AIM: With the images removed, repeat the data below exactly.

--*--

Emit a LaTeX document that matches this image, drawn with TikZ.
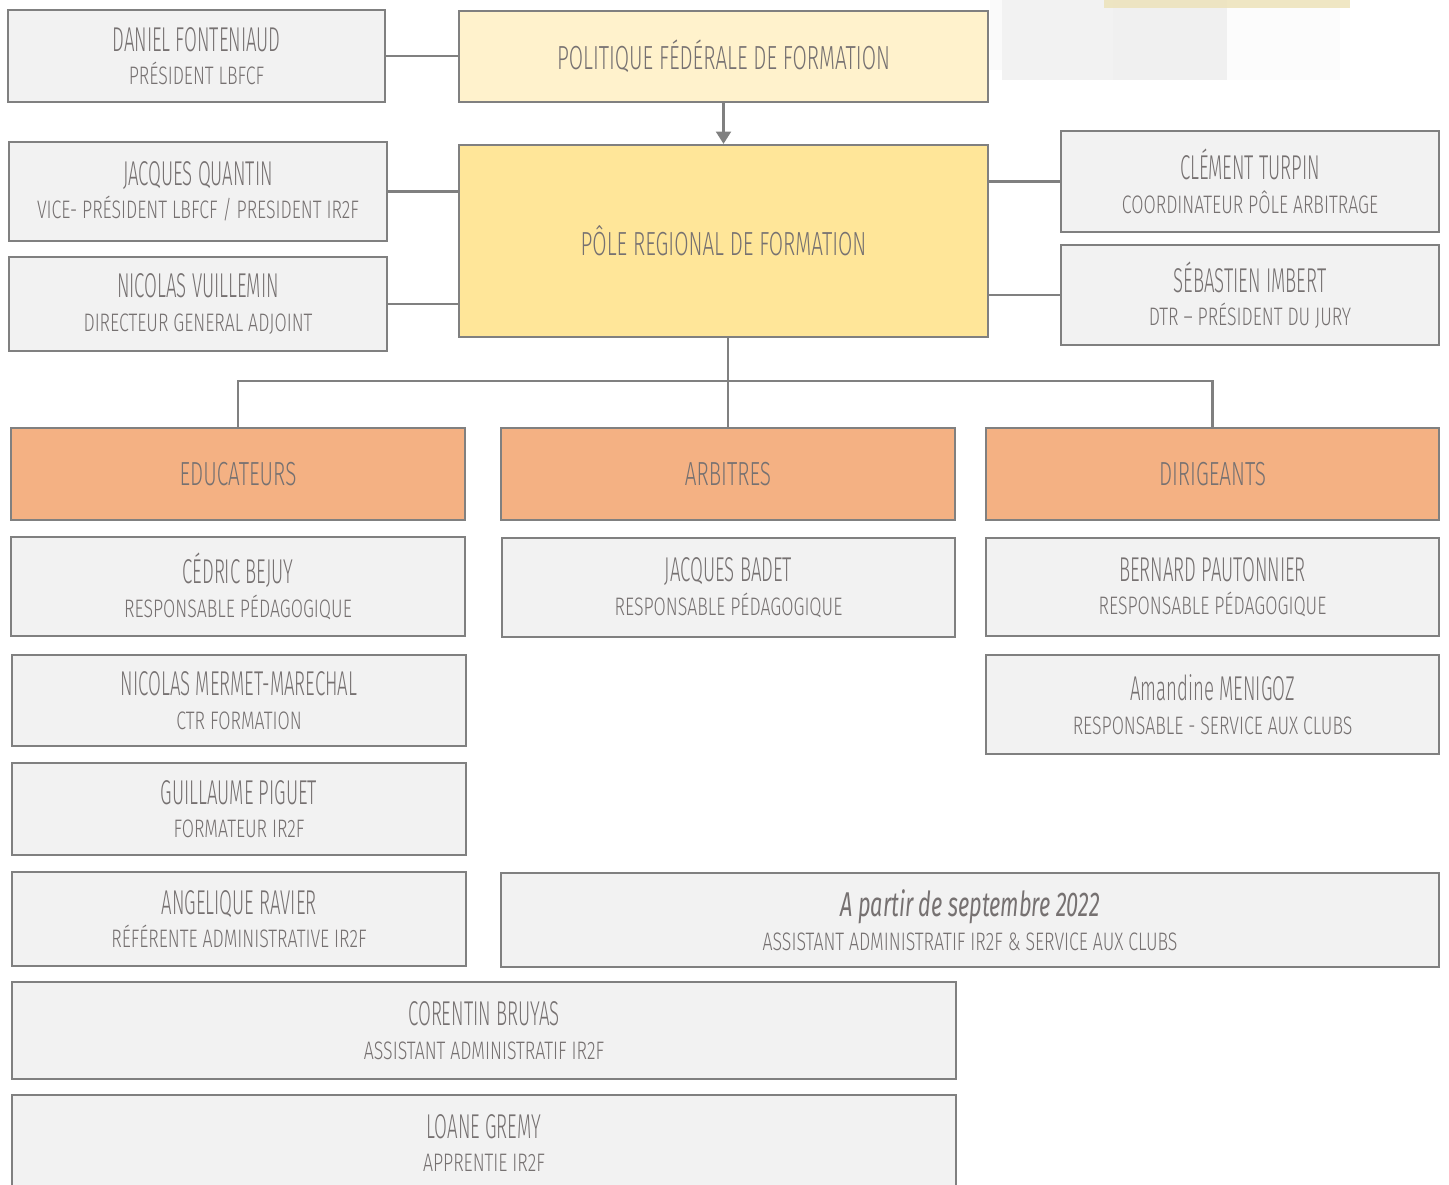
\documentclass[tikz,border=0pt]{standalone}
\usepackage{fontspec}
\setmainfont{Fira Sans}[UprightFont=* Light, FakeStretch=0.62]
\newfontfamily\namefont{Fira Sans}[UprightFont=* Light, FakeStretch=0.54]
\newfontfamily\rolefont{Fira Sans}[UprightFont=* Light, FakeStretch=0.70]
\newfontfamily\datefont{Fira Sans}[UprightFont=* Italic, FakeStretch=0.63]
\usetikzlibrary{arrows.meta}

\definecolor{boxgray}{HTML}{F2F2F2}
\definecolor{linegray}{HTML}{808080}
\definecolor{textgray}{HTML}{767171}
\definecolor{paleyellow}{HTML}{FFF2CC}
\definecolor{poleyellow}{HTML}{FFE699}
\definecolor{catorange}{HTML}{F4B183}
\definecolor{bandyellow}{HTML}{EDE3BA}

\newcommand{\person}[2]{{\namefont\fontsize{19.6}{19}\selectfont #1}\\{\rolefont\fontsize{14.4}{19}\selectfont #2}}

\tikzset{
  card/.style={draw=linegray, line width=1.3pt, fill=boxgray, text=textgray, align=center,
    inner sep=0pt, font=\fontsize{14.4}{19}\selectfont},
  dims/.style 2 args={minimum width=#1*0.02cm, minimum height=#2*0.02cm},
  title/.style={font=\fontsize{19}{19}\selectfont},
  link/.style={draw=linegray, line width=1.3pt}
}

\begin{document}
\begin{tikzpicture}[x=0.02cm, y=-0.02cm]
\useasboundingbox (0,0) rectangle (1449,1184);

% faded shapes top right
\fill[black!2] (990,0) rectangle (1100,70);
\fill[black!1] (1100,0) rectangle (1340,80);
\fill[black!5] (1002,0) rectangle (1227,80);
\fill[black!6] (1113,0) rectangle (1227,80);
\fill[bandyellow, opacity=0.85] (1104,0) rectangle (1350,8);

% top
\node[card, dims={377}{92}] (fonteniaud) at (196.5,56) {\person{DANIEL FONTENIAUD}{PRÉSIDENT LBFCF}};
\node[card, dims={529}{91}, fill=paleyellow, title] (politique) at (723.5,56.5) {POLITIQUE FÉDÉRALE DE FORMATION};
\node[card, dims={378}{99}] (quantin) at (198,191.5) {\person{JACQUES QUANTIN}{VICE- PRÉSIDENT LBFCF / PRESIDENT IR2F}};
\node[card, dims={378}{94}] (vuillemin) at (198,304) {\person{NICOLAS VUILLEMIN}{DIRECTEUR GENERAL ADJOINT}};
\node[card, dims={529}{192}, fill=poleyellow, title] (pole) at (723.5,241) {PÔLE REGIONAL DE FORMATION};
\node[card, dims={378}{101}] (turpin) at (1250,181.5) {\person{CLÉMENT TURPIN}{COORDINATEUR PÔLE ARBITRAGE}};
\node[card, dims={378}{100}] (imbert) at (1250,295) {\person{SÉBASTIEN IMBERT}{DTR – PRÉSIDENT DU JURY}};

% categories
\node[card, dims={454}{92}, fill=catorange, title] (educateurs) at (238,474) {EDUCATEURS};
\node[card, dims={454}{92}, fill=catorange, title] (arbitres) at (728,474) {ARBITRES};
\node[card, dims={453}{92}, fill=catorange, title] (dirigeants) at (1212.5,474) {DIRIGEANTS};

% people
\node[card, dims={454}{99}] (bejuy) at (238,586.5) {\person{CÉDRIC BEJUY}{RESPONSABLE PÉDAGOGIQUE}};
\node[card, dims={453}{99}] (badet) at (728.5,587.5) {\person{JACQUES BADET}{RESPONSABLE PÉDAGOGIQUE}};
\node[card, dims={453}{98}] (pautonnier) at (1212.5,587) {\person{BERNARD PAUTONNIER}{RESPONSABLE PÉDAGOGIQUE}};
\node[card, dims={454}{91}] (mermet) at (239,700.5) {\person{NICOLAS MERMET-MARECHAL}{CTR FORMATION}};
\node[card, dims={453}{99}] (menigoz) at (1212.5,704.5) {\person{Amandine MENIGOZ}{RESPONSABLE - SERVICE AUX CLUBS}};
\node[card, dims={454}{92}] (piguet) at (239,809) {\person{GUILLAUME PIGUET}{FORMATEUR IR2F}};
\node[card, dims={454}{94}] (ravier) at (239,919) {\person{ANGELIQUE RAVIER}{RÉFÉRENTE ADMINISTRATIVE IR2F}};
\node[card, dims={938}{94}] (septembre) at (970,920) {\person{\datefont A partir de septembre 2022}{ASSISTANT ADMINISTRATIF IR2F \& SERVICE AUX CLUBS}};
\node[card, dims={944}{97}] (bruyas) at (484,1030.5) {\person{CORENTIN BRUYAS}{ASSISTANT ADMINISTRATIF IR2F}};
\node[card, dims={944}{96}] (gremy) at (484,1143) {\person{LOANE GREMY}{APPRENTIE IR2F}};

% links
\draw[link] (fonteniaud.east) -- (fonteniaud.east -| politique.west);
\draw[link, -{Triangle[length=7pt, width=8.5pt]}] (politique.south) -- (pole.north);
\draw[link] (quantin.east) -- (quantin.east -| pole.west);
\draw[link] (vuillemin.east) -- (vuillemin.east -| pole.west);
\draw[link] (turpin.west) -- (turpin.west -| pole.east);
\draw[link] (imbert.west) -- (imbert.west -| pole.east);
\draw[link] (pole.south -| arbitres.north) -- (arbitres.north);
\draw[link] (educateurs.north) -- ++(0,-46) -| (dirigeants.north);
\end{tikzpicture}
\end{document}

--*--

ANSWER TO THE PROBLEM:
Emit a LaTeX document that matches this image, drawn with TikZ.
\documentclass[tikz,border=0pt]{standalone}
\usepackage{fontspec}
\setmainfont{Fira Sans}[UprightFont=* Light, FakeStretch=0.62]
\newfontfamily\namefont{Fira Sans}[UprightFont=* Light, FakeStretch=0.54]
\newfontfamily\rolefont{Fira Sans}[UprightFont=* Light, FakeStretch=0.70]
\newfontfamily\datefont{Fira Sans}[UprightFont=* Italic, FakeStretch=0.63]
\usetikzlibrary{arrows.meta}

\definecolor{boxgray}{HTML}{F2F2F2}
\definecolor{linegray}{HTML}{808080}
\definecolor{textgray}{HTML}{767171}
\definecolor{paleyellow}{HTML}{FFF2CC}
\definecolor{poleyellow}{HTML}{FFE699}
\definecolor{catorange}{HTML}{F4B183}
\definecolor{bandyellow}{HTML}{EDE3BA}

\newcommand{\person}[2]{{\namefont\fontsize{19.6}{19}\selectfont #1}\\{\rolefont\fontsize{14.4}{19}\selectfont #2}}

\tikzset{
  card/.style={draw=linegray, line width=1.3pt, fill=boxgray, text=textgray, align=center,
    inner sep=0pt, font=\fontsize{14.4}{19}\selectfont},
  dims/.style 2 args={minimum width=#1*0.02cm, minimum height=#2*0.02cm},
  title/.style={font=\fontsize{19}{19}\selectfont},
  link/.style={draw=linegray, line width=1.3pt}
}

\begin{document}
\begin{tikzpicture}[x=0.02cm, y=-0.02cm]
\useasboundingbox (0,0) rectangle (1449,1184);

% faded shapes top right
\fill[black!2] (990,0) rectangle (1100,70);
\fill[black!1] (1100,0) rectangle (1340,80);
\fill[black!5] (1002,0) rectangle (1227,80);
\fill[black!6] (1113,0) rectangle (1227,80);
\fill[bandyellow, opacity=0.85] (1104,0) rectangle (1350,8);

% top
\node[card, dims={377}{92}] (fonteniaud) at (196.5,56) {\person{DANIEL FONTENIAUD}{PRÉSIDENT LBFCF}};
\node[card, dims={529}{91}, fill=paleyellow, title] (politique) at (723.5,56.5) {POLITIQUE FÉDÉRALE DE FORMATION};
\node[card, dims={378}{99}] (quantin) at (198,191.5) {\person{JACQUES QUANTIN}{VICE- PRÉSIDENT LBFCF / PRESIDENT IR2F}};
\node[card, dims={378}{94}] (vuillemin) at (198,304) {\person{NICOLAS VUILLEMIN}{DIRECTEUR GENERAL ADJOINT}};
\node[card, dims={529}{192}, fill=poleyellow, title] (pole) at (723.5,241) {PÔLE REGIONAL DE FORMATION};
\node[card, dims={378}{101}] (turpin) at (1250,181.5) {\person{CLÉMENT TURPIN}{COORDINATEUR PÔLE ARBITRAGE}};
\node[card, dims={378}{100}] (imbert) at (1250,295) {\person{SÉBASTIEN IMBERT}{DTR – PRÉSIDENT DU JURY}};

% categories
\node[card, dims={454}{92}, fill=catorange, title] (educateurs) at (238,474) {EDUCATEURS};
\node[card, dims={454}{92}, fill=catorange, title] (arbitres) at (728,474) {ARBITRES};
\node[card, dims={453}{92}, fill=catorange, title] (dirigeants) at (1212.5,474) {DIRIGEANTS};

% people
\node[card, dims={454}{99}] (bejuy) at (238,586.5) {\person{CÉDRIC BEJUY}{RESPONSABLE PÉDAGOGIQUE}};
\node[card, dims={453}{99}] (badet) at (728.5,587.5) {\person{JACQUES BADET}{RESPONSABLE PÉDAGOGIQUE}};
\node[card, dims={453}{98}] (pautonnier) at (1212.5,587) {\person{BERNARD PAUTONNIER}{RESPONSABLE PÉDAGOGIQUE}};
\node[card, dims={454}{91}] (mermet) at (239,700.5) {\person{NICOLAS MERMET-MARECHAL}{CTR FORMATION}};
\node[card, dims={453}{99}] (menigoz) at (1212.5,704.5) {\person{Amandine MENIGOZ}{RESPONSABLE - SERVICE AUX CLUBS}};
\node[card, dims={454}{92}] (piguet) at (239,809) {\person{GUILLAUME PIGUET}{FORMATEUR IR2F}};
\node[card, dims={454}{94}] (ravier) at (239,919) {\person{ANGELIQUE RAVIER}{RÉFÉRENTE ADMINISTRATIVE IR2F}};
\node[card, dims={938}{94}] (septembre) at (970,920) {\person{\datefont A partir de septembre 2022}{ASSISTANT ADMINISTRATIF IR2F \& SERVICE AUX CLUBS}};
\node[card, dims={944}{97}] (bruyas) at (484,1030.5) {\person{CORENTIN BRUYAS}{ASSISTANT ADMINISTRATIF IR2F}};
\node[card, dims={944}{96}] (gremy) at (484,1143) {\person{LOANE GREMY}{APPRENTIE IR2F}};

% links
\draw[link] (fonteniaud.east) -- (fonteniaud.east -| politique.west);
\draw[link, -{Triangle[length=7pt, width=8.5pt]}] (politique.south) -- (pole.north);
\draw[link] (quantin.east) -- (quantin.east -| pole.west);
\draw[link] (vuillemin.east) -- (vuillemin.east -| pole.west);
\draw[link] (turpin.west) -- (turpin.west -| pole.east);
\draw[link] (imbert.west) -- (imbert.west -| pole.east);
\draw[link] (pole.south -| arbitres.north) -- (arbitres.north);
\draw[link] (educateurs.north) -- ++(0,-46) -| (dirigeants.north);
\end{tikzpicture}
\end{document}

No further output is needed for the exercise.